Journey to engineering excellence: Chris Shaffer and his 34+ years at Microsoft

Estimated reading time: 7 minutes

In his over 34 years on the job, Chris Shaffer (Director of Engineering Learning & Insights) has been a part of many changes within Microsoft. We recently invited him to TechKnowCon‘s Leader Spotlight Series to hear about his inspiring career. He went over his history at the company, how he started as an engineer, and how a chance opportunity led him to find his passion for engineering excellence and learning.

Call to adventure

In 1989, Chris started as a software development engineer in test. He was the person that did all the testing on the software development kit for Windows 3.0. After a few years, he wanted a change. There was an opening on the Application Frameworks team, so he decided to interview.

Though he was offered the job, he didn’t know he was interviewing for a manager position. He didn’t want to be a manager. It was a hard sell, but after giving him the option to try it for six months, he took the job and learned something he didn’t expect.

“When things don’t go as you expect them to go, they often end up being some of the most amazing and transformational parts of your journey. That’s been my case, and it never feels that way at the time.”
-Chris Shaffer, Microsoft

He started to discover his passion, even though, as he put it, he was “tricked into being a manager” and didn’t have the complete picture yet. That passion was fundamentally people and helping them succeed. Working on the team, he built his brand without even knowing it. Over time Chris was asked to lead teams that weren’t struggling, and by giving them some care they turned around..

“I ended up getting the brand as the guy who fixed broken teams.”
– Chris Shaffer, Microsoft

Eventually, the organization decided that their senior leaders should be the most technical people, and Chris was asked to find another job in the company. Looking back, this ended up being a good “kick” in the pants. He landed in the engineering excellence organization and things were going great. Then the 2014 layoffs came and he was given 60 days to find another role at the company. So he took up a new position at Microsoft, but it wasn’t a great fit. But, 2 years later, he was invited to build a team from scratch to reboot the learning effort for engineers, and he finally landed his dream job.

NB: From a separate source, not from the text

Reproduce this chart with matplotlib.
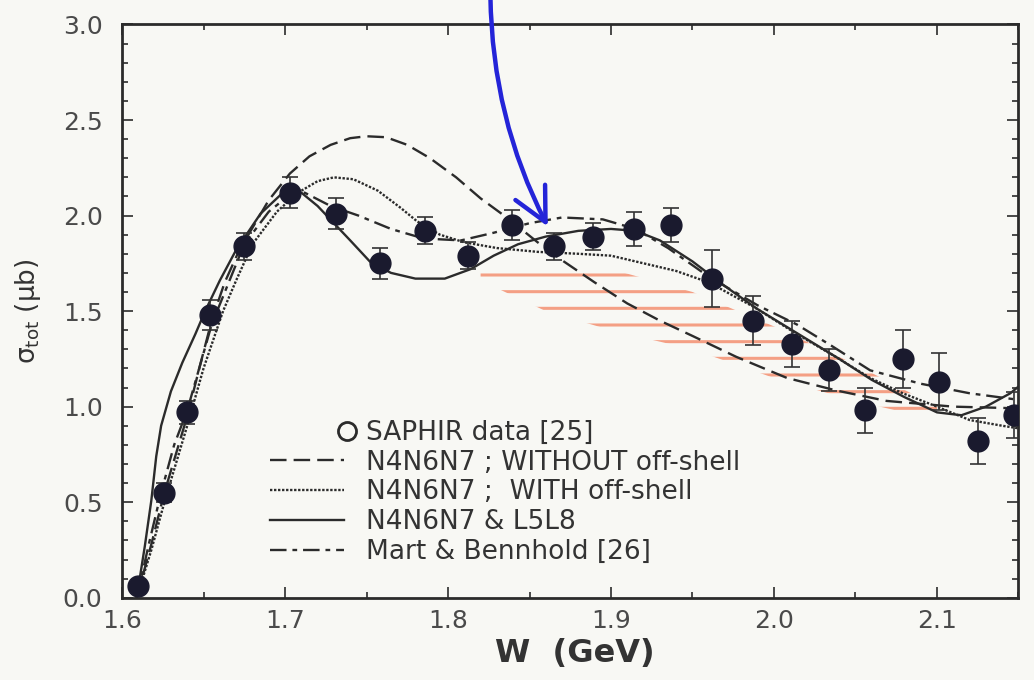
import matplotlib
matplotlib.use("Agg")
import matplotlib.pyplot as plt
from matplotlib.lines import Line2D
from matplotlib.legend_handler import HandlerLine2D
from matplotlib.ticker import MultipleLocator

plt.rcParams['font.family'] = ['DejaVu Sans']
plt.rcParams['mathtext.fontset'] = 'dejavusans'
plt.rcParams['hatch.linewidth'] = 2.2

# SAPHIR data points
w_data = [1.610, 1.626, 1.640, 1.654, 1.675, 1.703, 1.731, 1.758, 1.786, 1.812, 1.839, 1.865,
          1.889, 1.914, 1.937, 1.962, 1.987, 2.011, 2.034, 2.056, 2.079, 2.101, 2.125, 2.147]
sig_data = [0.06, 0.55, 0.97, 1.48, 1.84, 2.12, 2.01, 1.75, 1.92, 1.79, 1.95, 1.84,
            1.89, 1.93, 1.95, 1.67, 1.45, 1.33, 1.19, 0.98, 1.25, 1.13, 0.82, 0.955]
sig_err = [0.02, 0.05, 0.06, 0.08, 0.07, 0.08, 0.08, 0.08, 0.07, 0.07, 0.08, 0.07,
           0.07, 0.09, 0.09, 0.15, 0.13, 0.12, 0.11, 0.12, 0.15, 0.15, 0.12, 0.12]

# N4N6N7 ; WITHOUT off-shell (dashed)
w_without = [1.609, 1.618, 1.626, 1.633, 1.640, 1.648, 1.655, 1.663, 1.672, 1.690, 1.703, 1.715,
             1.728, 1.740, 1.750, 1.762, 1.775, 1.789, 1.805, 1.820, 1.836, 1.855, 1.871, 1.890,
             1.910, 1.930, 1.950, 1.977, 2.008, 2.038, 2.069, 2.110, 2.155]
sig_without = [0.0, 0.28, 0.55, 0.75, 0.95, 1.22, 1.45, 1.65, 1.82, 2.08, 2.22, 2.31,
               2.37, 2.405, 2.415, 2.41, 2.37, 2.30, 2.20, 2.09, 1.99, 1.86, 1.76, 1.65,
               1.54, 1.45, 1.37, 1.26, 1.15, 1.085, 1.03, 1.0, 0.99]

# N4N6N7 ; WITH off-shell (dotted)
w_with = [1.609, 1.618, 1.626, 1.633, 1.640, 1.650, 1.662, 1.670, 1.680, 1.695, 1.708, 1.720,
          1.730, 1.742, 1.757, 1.771, 1.781, 1.795, 1.810, 1.830, 1.855, 1.880, 1.900, 1.920,
          1.940, 1.960, 1.988, 2.014, 2.038, 2.059, 2.079, 2.100, 2.120, 2.140, 2.155]
sig_with = [0.0, 0.25, 0.50, 0.70, 0.90, 1.20, 1.50, 1.66, 1.85, 2.02, 2.12, 2.18,
            2.20, 2.19, 2.13, 2.04, 1.97, 1.90, 1.86, 1.83, 1.81, 1.80, 1.79, 1.75,
            1.71, 1.65, 1.52, 1.38, 1.26, 1.15, 1.07, 1.0, 0.93, 0.90, 0.88]

# N4N6N7 & L5L8 (solid)
w_l5l8 = [1.609, 1.614, 1.618, 1.621, 1.624, 1.630, 1.637, 1.645, 1.651, 1.660, 1.670, 1.685,
          1.700, 1.710, 1.720, 1.730, 1.740, 1.752, 1.765, 1.780, 1.798, 1.814, 1.828, 1.843,
          1.860, 1.880, 1.900, 1.915, 1.930, 1.950, 1.970, 1.990, 2.015, 2.040, 2.060, 2.080,
          2.100, 2.115, 2.130, 2.145, 2.155]
sig_l5l8 = [0.0, 0.27, 0.51, 0.74, 0.90, 1.08, 1.23, 1.38, 1.50, 1.66, 1.82, 2.01,
            2.13, 2.12, 2.05, 1.96, 1.87, 1.76, 1.70, 1.67, 1.67, 1.72, 1.79, 1.85,
            1.89, 1.92, 1.93, 1.92, 1.87, 1.76, 1.63, 1.51, 1.38, 1.25, 1.14, 1.05,
            0.97, 0.955, 1.0, 1.07, 1.14]

# Mart & Bennhold (dash-dot)
w_mb = [1.609, 1.617, 1.624, 1.632, 1.640, 1.655, 1.675, 1.690, 1.703, 1.712, 1.728, 1.745,
        1.765, 1.785, 1.808, 1.828, 1.850, 1.870, 1.895, 1.915, 1.935, 1.960, 1.990, 2.014,
        2.035, 2.059, 2.090, 2.120, 2.155]
sig_mb = [0.0, 0.30, 0.55, 0.80, 0.98, 1.43, 1.85, 2.02, 2.11, 2.12, 2.05, 2.00,
          1.93, 1.88, 1.87, 1.91, 1.96, 1.99, 1.98, 1.93, 1.83, 1.68, 1.53, 1.43,
          1.32, 1.19, 1.12, 1.07, 1.03]

# hand-drawn orange shading region and blue arrow on the scan
w_shade = [1.82, 1.86, 1.90, 1.95, 2.00, 2.05, 2.10]
shade_hi = [1.72, 1.76, 1.72, 1.60, 1.42, 1.22, 1.00]
shade_lo = [1.66, 1.50, 1.40, 1.30, 1.15, 1.03, 0.93]
arrow_from = (1.826, 3.16)
arrow_to = (1.862, 1.93)

ink = '#2b2b2b'


class RightMarker(HandlerLine2D):
    # open circle sits right next to the label, like the scan
    def get_xdata(self, legend, xdescent, ydescent, width, height, fontsize):
        x = [width - 2, width + 6]
        return x, x


fig = plt.figure(figsize=(10.34, 6.8), dpi=100, facecolor='#f8f8f4')
ax = fig.add_axes([0.118, 0.121, 0.867, 0.843])
ax.set_facecolor('#f8f8f4')

ax.fill_between(w_shade, shade_lo, shade_hi, facecolor='none', edgecolor='#f37a55',
                hatch='-', linewidth=0, alpha=0.7, zorder=1)

ax.plot(w_without, sig_without, color=ink, lw=1.7, dashes=(7, 3), zorder=3)
ax.plot(w_with, sig_with, color=ink, lw=1.7, dashes=(1, 0.7), zorder=3)
ax.plot(w_l5l8, sig_l5l8, color=ink, lw=1.7, zorder=3)
ax.plot(w_mb, sig_mb, color=ink, lw=1.7, dashes=(7, 2.5, 2, 2.5), zorder=3)

ax.errorbar(w_data, sig_data, yerr=sig_err, fmt='o', color='#1a1a2e', ecolor='#333333',
            elinewidth=1.2, capsize=6, capthick=1.2, markersize=15, zorder=4)

ax.annotate('', xy=arrow_to, xytext=arrow_from, annotation_clip=False,
            arrowprops=dict(arrowstyle='->', color='#2424d8', lw=3.2, mutation_scale=60,
                            connectionstyle='arc3,rad=0.12'), zorder=6)

ax.set_xlim(1.6, 2.15)
ax.set_ylim(0.0, 3.0)
ax.xaxis.set_major_locator(MultipleLocator(0.1))
ax.xaxis.set_minor_locator(MultipleLocator(0.05))
ax.yaxis.set_major_locator(MultipleLocator(0.5))
ax.yaxis.set_minor_locator(MultipleLocator(0.1))
ax.tick_params(which='both', direction='in', top=True, right=True, colors=ink,
               labelcolor='#4a4a4a', labelsize=18, width=1.2)
ax.tick_params(which='major', length=8)
ax.tick_params(which='minor', length=4)
ax.tick_params(axis='x', pad=8)
ax.tick_params(axis='y', pad=14)
ax.set_xticks([1.6, 1.7, 1.8, 1.9, 2.0, 2.1])
ax.set_xticklabels(['1.6', '1.7', '1.8', '1.9', '2.0', '2.1'])
for s in ax.spines.values():
    s.set_color(ink)
    s.set_linewidth(2)

ax.set_xlabel('W  (GeV)', fontsize=23, fontweight='bold', color='#333333')
ax.xaxis.set_label_coords(0.505, -0.07)
ax.set_ylabel(r'σ$_{\rm tot}$ (μb)', fontsize=19, color='#333333')
ax.yaxis.set_label_coords(-0.088, 0.5)

handles = [
    Line2D([], [], ls='none', marker='o', markersize=13, markerfacecolor='none',
           markeredgecolor=ink, markeredgewidth=2),
    Line2D([], [], color=ink, lw=1.7, dashes=(7, 3)),
    Line2D([], [], color=ink, lw=1.7, dashes=(1, 0.7)),
    Line2D([], [], color=ink, lw=1.7),
    Line2D([], [], color=ink, lw=1.7, dashes=(7, 2.5, 2, 2.5)),
]
labels = ['SAPHIR data [25]', 'N4N6N7 ; WITHOUT off-shell', 'N4N6N7 ;  WITH off-shell',
          'N4N6N7 & L5L8', 'Mart & Bennhold [26]']
leg = ax.legend(handles, labels, loc='upper left', bbox_to_anchor=(0.165, 0.31),
                frameon=False, fontsize=19, handlelength=2.8, handletextpad=0.85,
                labelspacing=0.14, borderaxespad=0, borderpad=0,
                handler_map={handles[0]: RightMarker(numpoints=1)})
for t in leg.get_texts():
    t.set_color('#333333')

fig.savefig('out.png', dpi=100, facecolor=fig.get_facecolor())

Learning and its challenges

It took Chris over two decades into his career to fully identify his passion. During that time, he gravitated toward engineering excellence and picked up bits and pieces that greatly expanded his brand beyond just the broken-team fixer.

“My passion is to create environments where people and teams are empowered to learn, grow, and realize their full potential.“

– Chris Shaffer, Microsoft

One of his goals is to help accelerate this process for early career folks so they can identify their passions early and intentionally pursue them. Here are some things he has learned that help him do that.

The struggle is part of the process

When Chris began his dream job as the Director of Engineering learning across Microsoft, there were some growing pains. Teams were still using short-term thinking. There were features to ship and bugs to fix, and he was part of a brand-new team that people mostly ignored.

“What I discovered is that engineers and engineering leaders ignore anything new for about two years.”

The teams didn’t trust that the new initiative would stick around. They had seen new things come and go, so they didn’t give the changes any attention because they were too distracting.

“Almost two years to the day, all of a sudden, people started listening and paying attention to us.”
Christ Shaffer

The tipping point

The key to getting the attention of engineering leaders was in the data and the insights that could be gleaned from it. It doesn’t matter how convincing or devoted you are — if you can’t back it up with real data, and even better data specific to their own team, they won’t really believe it. It won’t get their attention. General examples won’t cut it.

At this point, he had a large enough audience. He began to build adoption in engineering teams. When leaders saw what the results of his insights could do, they went from wanting him to fix things to wanting to learn how to create an environment where employees could thrive.

The pandemic also had an interesting effect that helped in his effort. Chris thinks it was because more people were focused on personal wellness and were more willing to learn and support learning as part of that.

Transformation

At that point, the leaders were ready to lean in and help him build a learning culture. They wanted to work with him to build an organization that constantly learns and grows.

Time was not the answer. Often, leaders don’t think there is enough time for learning. But the solution is not making more time, but changing a leader’s mindset about learning. If engineers are given the right environment, a culture of learning, they will learn, grow, and thrive in everything they do, every day, all day long.

The future

Chris is excited about tech and engineering enablement for others. This makes data and insights the center of what Chris does to ensure excellence at Microsoft because it is a process that never ends.

By giving the leaders at Microsoft data-driven stories in a language they understand, he empowers the edges of the organization. This works well in the Microsoft matrix organizational structure, allowing innovation to spread more quickly. As leaders come to understand that training is an activity but learning an outcome, their mindset about learning shifts and affects everyone in the organization.